Using Return on Equity to Drive Your Investment Strategy: Tips and Tricks

Return on Equity (ROE) is one of the most widely used metrics to measure the financial health of a company. In simple terms, it is the percentage of profit earned by a company in a year, divided by the total shareholder equity. The higher the ROE, the more efficient a company is in generating profits from shareholders’ invested capital.

Investors can use Return on Equity to make informed investment decisions. For example, if a company has a high ROE, it may be a good investment opportunity as it indicates that the company is using shareholder funds more efficiently and generating higher profits. On the other hand, a low ROE may suggest that a company is not generating higher returns on shareholder funds, which could make it a less attractive investment opportunity.

In this article, we will explore how investors can use ROE to drive their investment strategies and share some tips and tricks to help them make informed investment decisions.

Understanding ROE

Before diving deeper into using ROE, it is essential to understand how it is calculated. ROE is calculated by dividing a company’s net income by its average shareholder equity. The formula for calculating ROE is as follows:

ROE = Net Income / Average Shareholder Equity

Let’s look at an example to understand this better. Suppose ABC Ltd. has a net income of INR 1,00,000 for the year 2021. The company’s average shareholder equity for the year is INR 10,00,000. The ROE for ABC Ltd. would be:

ROE = (1,00,000 / 10,00,000) x 100 = 10%

In this case, ABC Ltd. has an ROE of 10%, which indicates that the company is generating a 10% return on its shareholder’s equity.

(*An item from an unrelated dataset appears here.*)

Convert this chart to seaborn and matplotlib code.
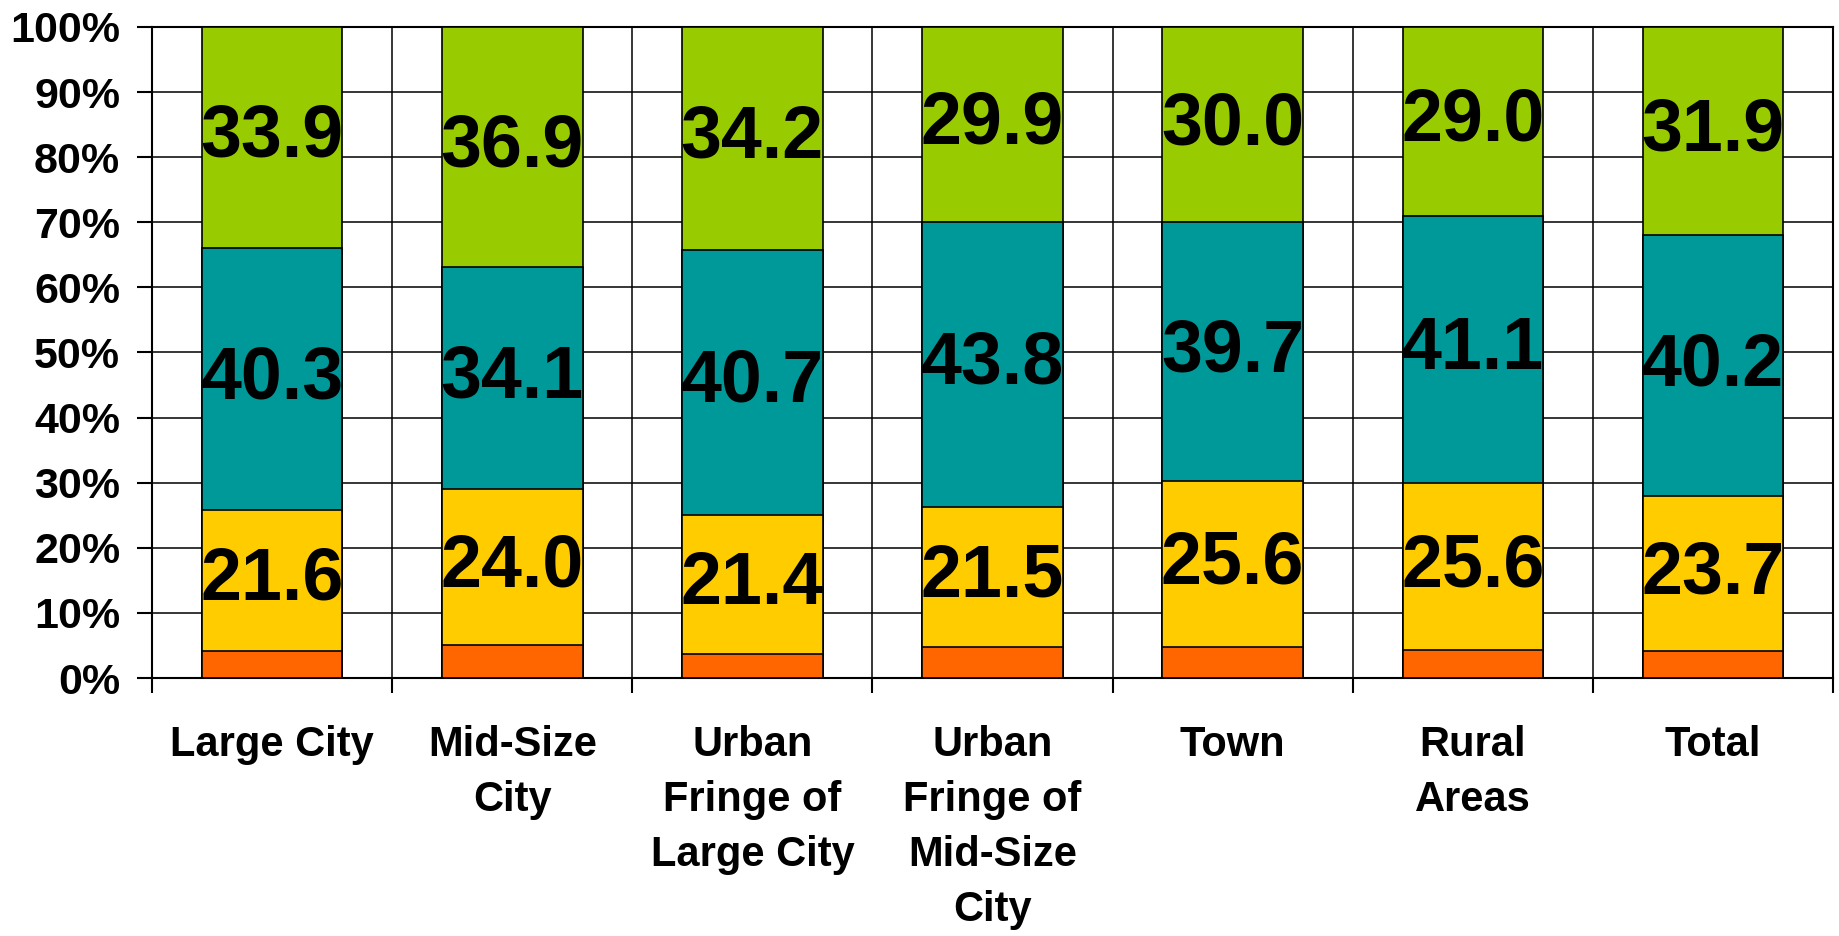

Factors to consider when using ROE

While ROE is a widely used metric to measure financial performance, investors should consider other factors before making an investment decision. For instance, a company’s ROE can be high due to leverage, which can be risky for investors. Similarly, a high ROE in a specific industry may not be as impressive if compared to the industry’s average.

It is vital to analyze ROE in the context of the particular industry. Every industry has an average ROE benchmark. For example, IT and Technology companies are expected to have a higher-than-average ROE. Simultaneously, the average ROE for a bank or a financial institution would be high, as these companies have a high amount of debt in their equity structure.

Tips and Tricks for using ROE

Here are some tips and tricks that investors can use to leverage ROE in their investment strategies:

  1. Identify high-ROE companies: Look for companies with a consistently high ROE, which is stable over time. This indicates a company’s ability to maintain profitability by efficiently utilizing shareholder funds.
  2. Analyse ROE trend: Analyse a company’s ROE trend over the last few years. This will help you understand if the company is steadily improving its ROE or if the recent growth is unsustainable due to one-time exceptional gains or non-recurring events. 
  3. Compare ROE with Industry averages: Analyse a company’s ROE in comparison with its industry peers, which will help you understand if the company’s performance is above or below the average for the industry.
  4. Check Debt-Equity ratio: Analyse a company’s debt-equity ratio along with ROE to determine how much the company is leveraging its capital structure to generate returns for shareholders. It is essential to ensure that the company’s leverage is reasonable and sustainable in the long run.
  5. Valuation analysis: Use ROE as a tool to evaluate a company’s valuation. A company with a consistently high ROE may be overvalued if its price-to-earnings ratio (P/E ratio) is much higher than its industry peers. Similarly, a company with a consistently low ROE may be undervalued if its P/E ratio is lower than its industry peers.


ROE is a powerful tool for investors to analyze a company’s financial performance. The metric offers valuable insights into a company’s profitability and efficiency in generating returns for its shareholders. However, it is essential to analyze ROE in combination with other financial metrics and industry peers. Investors must weigh the pros and cons of investing in the Indian share market before making any investment decisions. 

The views expressed in this article are for informational purposes only. Investors must conduct their analysis and research before making any investment decisions in the Indian stock market.